>> START DATA LINES

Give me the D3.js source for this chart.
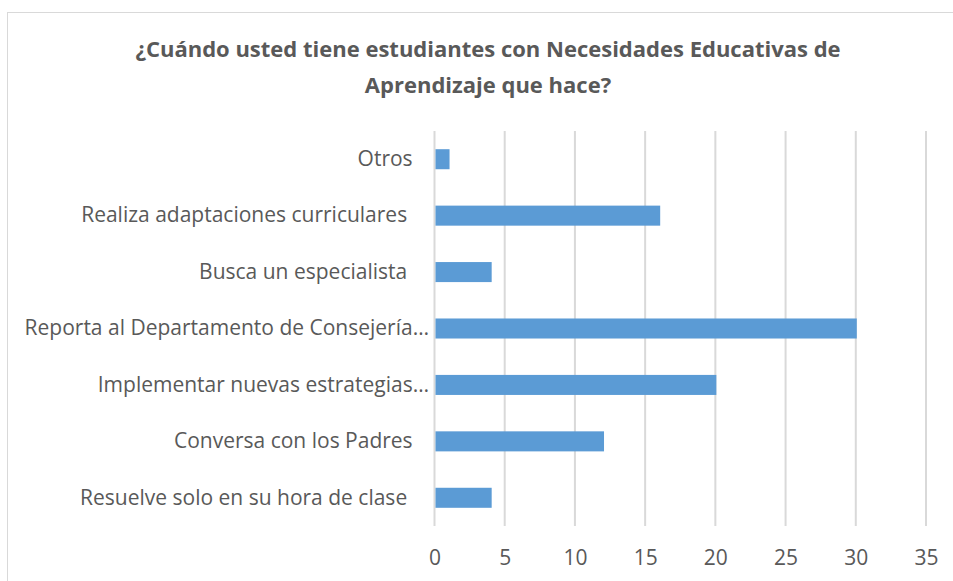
<!DOCTYPE html>
<html lang="es">
<head>
<meta charset="utf-8">
<title>Necesidades Educativas</title>
<script src="https://cdn.jsdelivr.net/npm/d3@7"></script>
<style>
  body { margin: 0; background: #fff; }
  svg text { font-family: "Open Sans", "Noto Sans", sans-serif; fill: #595959; white-space: pre; }
</style>
</head>
<body>
<script>
// categories from top to bottom, trailing spaces kept as in the original
var categories = [
  "Otros   ",
  "Realiza adaptaciones curriculares    ",
  "Busca un especialista    ",
  "Reporta al Departamento de Consejería…",
  "Implementar nuevas estrategias…",
  "Conversa con los Padres   ",
  "Resuelve solo en su hora de clase    "
];
var values = [1, 16, 4, 30, 20, 12, 4];
var ticks = [0, 5, 10, 15, 20, 25, 30, 35];
var titleLines = [
  "¿Cuándo usted tiene estudiantes con Necesidades Educativas de",
  "Aprendizaje que hace?"
];

var w = 953, h = 581;
var margin = {top: 131, right: 27, bottom: 55, left: 434.5};

var svg = d3.select("body").append("svg")
  .attr("width", w)
  .attr("height", h);

// chart border
svg.append("rect")
  .attr("x", 7.5).attr("y", 12.5)
  .attr("width", w).attr("height", h)
  .attr("fill", "none")
  .attr("stroke", "#d9d9d9");

// title
svg.selectAll(".title")
  .data(titleLines)
  .enter().append("text")
  .attr("class", "title")
  .attr("x", 488)
  .attr("y", function(d, i) { return 57 + i * 36; })
  .attr("text-anchor", "middle")
  .style("font-size", "22px")
  .style("font-weight", "bold")
  .text(function(d) { return d; });

var x = d3.scaleLinear()
  .domain([0, 35])
  .range([margin.left, w - margin.right]);

var y = d3.scaleBand()
  .domain(categories)
  .range([margin.top, h - margin.bottom])
  .paddingInner(0.645)
  .paddingOuter(0.3225);

// gridlines
svg.selectAll(".grid")
  .data(ticks)
  .enter().append("line")
  .attr("class", "grid")
  .attr("x1", function(d) { return x(d); })
  .attr("x2", function(d) { return x(d); })
  .attr("y1", margin.top)
  .attr("y2", h - margin.bottom)
  .attr("stroke", "#d9d9d9")
  .attr("stroke-width", 2);

// bars
svg.selectAll(".bar")
  .data(values)
  .enter().append("rect")
  .attr("class", "bar")
  .attr("x", x(0) + 1)
  .attr("y", function(d, i) { return y(categories[i]); })
  .attr("width", function(d) { return x(d) - x(0); })
  .attr("height", y.bandwidth())
  .attr("fill", "#5b9bd5");

// x tick labels
var xAxis = d3.axisBottom(x).tickValues(ticks).tickSize(0).tickPadding(0);
var gx = svg.append("g")
  .attr("transform", "translate(0," + (h - margin.bottom + 39) + ")")
  .call(xAxis);
gx.select(".domain").remove();
gx.selectAll("text").style("font-size", "21px").attr("dy", "0");

// category labels
var yAxis = d3.axisLeft(y).tickSize(0).tickPadding(5.5);
var gy = svg.append("g")
  .attr("transform", "translate(" + margin.left + ",0)")
  .call(yAxis);
gy.select(".domain").remove();
gy.selectAll("text").style("font-size", "21px");
</script>
</body>
</html>
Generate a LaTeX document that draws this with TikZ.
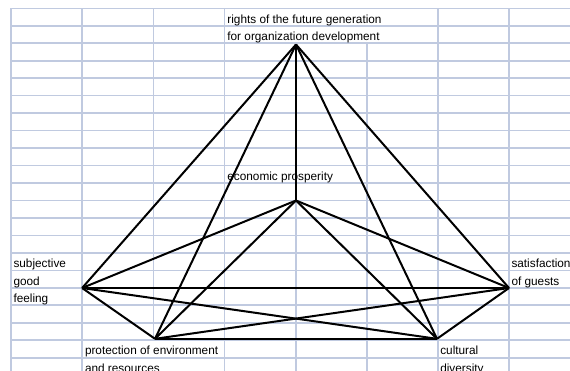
\documentclass[tikz,border=0pt]{standalone}
\usepackage{fontspec}
\setmainfont{Liberation Sans}
\definecolor{gridc}{RGB}{192,202,224}
\tikzset{
  gridline/.style={draw=gridc, line width=1.6pt},
  edge/.style={draw=black, line width=2pt, line join=miter},
  cell/.style={anchor=base west, inner sep=0pt, outer sep=0pt, font=\fontsize{11.8}{14}\selectfont},
}
\begin{document}
\begin{tikzpicture}[x=1pt, y=-1pt]
\clip (0,0) rectangle (570,370);
\fill[white] (0,0) rectangle (570,370);
% horizontal grid lines
\foreach \k in {0,...,20} {
  \draw[gridline] (11,{8.3+17.47*\k}) -- (571,{8.3+17.47*\k});
}
% vertical grid lines (with gaps where text overflows)
\draw[gridline] (11,8.3) -- (11,371);
\draw[gridline] (82.1,8.3) -- (82.1,371);
\draw[gridline] (153.3,8.3) -- (153.3,340.23);
\draw[gridline] (224.4,8.3) -- (224.4,371);
\draw[gridline] (296,43.24) -- (296,165.53);
\draw[gridline] (296,183.0) -- (296,371);
\draw[gridline] (366.7,43.24) -- (366.7,371);
\draw[gridline] (437.8,8.3) -- (437.8,371);
\draw[gridline] (509,8.3) -- (509,371);

% vertices
\coordinate (T) at (296,44.5);
\coordinate (E) at (296,200.5);
\coordinate (S) at (82.1,288);
\coordinate (G) at (509,288);
\coordinate (P) at (155,338.8);
\coordinate (C) at (437,338.8);

% connectors
\draw[edge] (T) -- (S);
\draw[edge] (T) -- (P);
\draw[edge] (T) -- (E);
\draw[edge] (T) -- (C);
\draw[edge] (T) -- (G);
\draw[edge] (E) -- (S);
\draw[edge] (E) -- (P);
\draw[edge] (E) -- (C);
\draw[edge] (E) -- (G);
\draw[edge] (S) -- (G);
\draw[edge] (S) -- (C);
\draw[edge] (S) -- (P);
\draw[edge] (P) -- (G);
\draw[edge] (P) -- (C);
\draw[edge] (C) -- (G);

% texts
\node[cell] (t1) at (227.4,23.0) {rights of the future generation};
\node[cell] (t2) at (227.4,40.4) {for organization development};
\node[cell] (e1) at (227.4,180.2) {economic prosperity};
\node[cell] (s1) at (13.5,267.5) {subjective};
\node[cell] (s2) at (13.5,285.0) {good};
\node[cell] (s3) at (13.5,302.5) {feeling};
\node[cell] (g1) at (511.5,267.5) {satisfaction};
\node[cell] (g2) at (511.5,285.0) {of guests};
\node[cell] (p1) at (85,354.9) {protection of environment};
\node[cell] (p2) at (85,372.4) {and resources};
\node[cell] (c1) at (440.3,354.9) {cultural};
\node[cell] (c2) at (440.3,372.4) {diversity};
\end{tikzpicture}
\end{document}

>> END DATA LINES

Reproduce the material above in full, exactly, with no images.

● **THE ANSWER**:
Give me the D3.js source for this chart.
<!DOCTYPE html>
<html lang="es">
<head>
<meta charset="utf-8">
<title>Necesidades Educativas</title>
<script src="https://cdn.jsdelivr.net/npm/d3@7"></script>
<style>
  body { margin: 0; background: #fff; }
  svg text { font-family: "Open Sans", "Noto Sans", sans-serif; fill: #595959; white-space: pre; }
</style>
</head>
<body>
<script>
// categories from top to bottom, trailing spaces kept as in the original
var categories = [
  "Otros   ",
  "Realiza adaptaciones curriculares    ",
  "Busca un especialista    ",
  "Reporta al Departamento de Consejería…",
  "Implementar nuevas estrategias…",
  "Conversa con los Padres   ",
  "Resuelve solo en su hora de clase    "
];
var values = [1, 16, 4, 30, 20, 12, 4];
var ticks = [0, 5, 10, 15, 20, 25, 30, 35];
var titleLines = [
  "¿Cuándo usted tiene estudiantes con Necesidades Educativas de",
  "Aprendizaje que hace?"
];

var w = 953, h = 581;
var margin = {top: 131, right: 27, bottom: 55, left: 434.5};

var svg = d3.select("body").append("svg")
  .attr("width", w)
  .attr("height", h);

// chart border
svg.append("rect")
  .attr("x", 7.5).attr("y", 12.5)
  .attr("width", w).attr("height", h)
  .attr("fill", "none")
  .attr("stroke", "#d9d9d9");

// title
svg.selectAll(".title")
  .data(titleLines)
  .enter().append("text")
  .attr("class", "title")
  .attr("x", 488)
  .attr("y", function(d, i) { return 57 + i * 36; })
  .attr("text-anchor", "middle")
  .style("font-size", "22px")
  .style("font-weight", "bold")
  .text(function(d) { return d; });

var x = d3.scaleLinear()
  .domain([0, 35])
  .range([margin.left, w - margin.right]);

var y = d3.scaleBand()
  .domain(categories)
  .range([margin.top, h - margin.bottom])
  .paddingInner(0.645)
  .paddingOuter(0.3225);

// gridlines
svg.selectAll(".grid")
  .data(ticks)
  .enter().append("line")
  .attr("class", "grid")
  .attr("x1", function(d) { return x(d); })
  .attr("x2", function(d) { return x(d); })
  .attr("y1", margin.top)
  .attr("y2", h - margin.bottom)
  .attr("stroke", "#d9d9d9")
  .attr("stroke-width", 2);

// bars
svg.selectAll(".bar")
  .data(values)
  .enter().append("rect")
  .attr("class", "bar")
  .attr("x", x(0) + 1)
  .attr("y", function(d, i) { return y(categories[i]); })
  .attr("width", function(d) { return x(d) - x(0); })
  .attr("height", y.bandwidth())
  .attr("fill", "#5b9bd5");

// x tick labels
var xAxis = d3.axisBottom(x).tickValues(ticks).tickSize(0).tickPadding(0);
var gx = svg.append("g")
  .attr("transform", "translate(0," + (h - margin.bottom + 39) + ")")
  .call(xAxis);
gx.select(".domain").remove();
gx.selectAll("text").style("font-size", "21px").attr("dy", "0");

// category labels
var yAxis = d3.axisLeft(y).tickSize(0).tickPadding(5.5);
var gy = svg.append("g")
  .attr("transform", "translate(" + margin.left + ",0)")
  .call(yAxis);
gy.select(".domain").remove();
gy.selectAll("text").style("font-size", "21px");
</script>
</body>
</html>
Generate a LaTeX document that draws this with TikZ.
\documentclass[tikz,border=0pt]{standalone}
\usepackage{fontspec}
\setmainfont{Liberation Sans}
\definecolor{gridc}{RGB}{192,202,224}
\tikzset{
  gridline/.style={draw=gridc, line width=1.6pt},
  edge/.style={draw=black, line width=2pt, line join=miter},
  cell/.style={anchor=base west, inner sep=0pt, outer sep=0pt, font=\fontsize{11.8}{14}\selectfont},
}
\begin{document}
\begin{tikzpicture}[x=1pt, y=-1pt]
\clip (0,0) rectangle (570,370);
\fill[white] (0,0) rectangle (570,370);
% horizontal grid lines
\foreach \k in {0,...,20} {
  \draw[gridline] (11,{8.3+17.47*\k}) -- (571,{8.3+17.47*\k});
}
% vertical grid lines (with gaps where text overflows)
\draw[gridline] (11,8.3) -- (11,371);
\draw[gridline] (82.1,8.3) -- (82.1,371);
\draw[gridline] (153.3,8.3) -- (153.3,340.23);
\draw[gridline] (224.4,8.3) -- (224.4,371);
\draw[gridline] (296,43.24) -- (296,165.53);
\draw[gridline] (296,183.0) -- (296,371);
\draw[gridline] (366.7,43.24) -- (366.7,371);
\draw[gridline] (437.8,8.3) -- (437.8,371);
\draw[gridline] (509,8.3) -- (509,371);

% vertices
\coordinate (T) at (296,44.5);
\coordinate (E) at (296,200.5);
\coordinate (S) at (82.1,288);
\coordinate (G) at (509,288);
\coordinate (P) at (155,338.8);
\coordinate (C) at (437,338.8);

% connectors
\draw[edge] (T) -- (S);
\draw[edge] (T) -- (P);
\draw[edge] (T) -- (E);
\draw[edge] (T) -- (C);
\draw[edge] (T) -- (G);
\draw[edge] (E) -- (S);
\draw[edge] (E) -- (P);
\draw[edge] (E) -- (C);
\draw[edge] (E) -- (G);
\draw[edge] (S) -- (G);
\draw[edge] (S) -- (C);
\draw[edge] (S) -- (P);
\draw[edge] (P) -- (G);
\draw[edge] (P) -- (C);
\draw[edge] (C) -- (G);

% texts
\node[cell] (t1) at (227.4,23.0) {rights of the future generation};
\node[cell] (t2) at (227.4,40.4) {for organization development};
\node[cell] (e1) at (227.4,180.2) {economic prosperity};
\node[cell] (s1) at (13.5,267.5) {subjective};
\node[cell] (s2) at (13.5,285.0) {good};
\node[cell] (s3) at (13.5,302.5) {feeling};
\node[cell] (g1) at (511.5,267.5) {satisfaction};
\node[cell] (g2) at (511.5,285.0) {of guests};
\node[cell] (p1) at (85,354.9) {protection of environment};
\node[cell] (p2) at (85,372.4) {and resources};
\node[cell] (c1) at (440.3,354.9) {cultural};
\node[cell] (c2) at (440.3,372.4) {diversity};
\end{tikzpicture}
\end{document}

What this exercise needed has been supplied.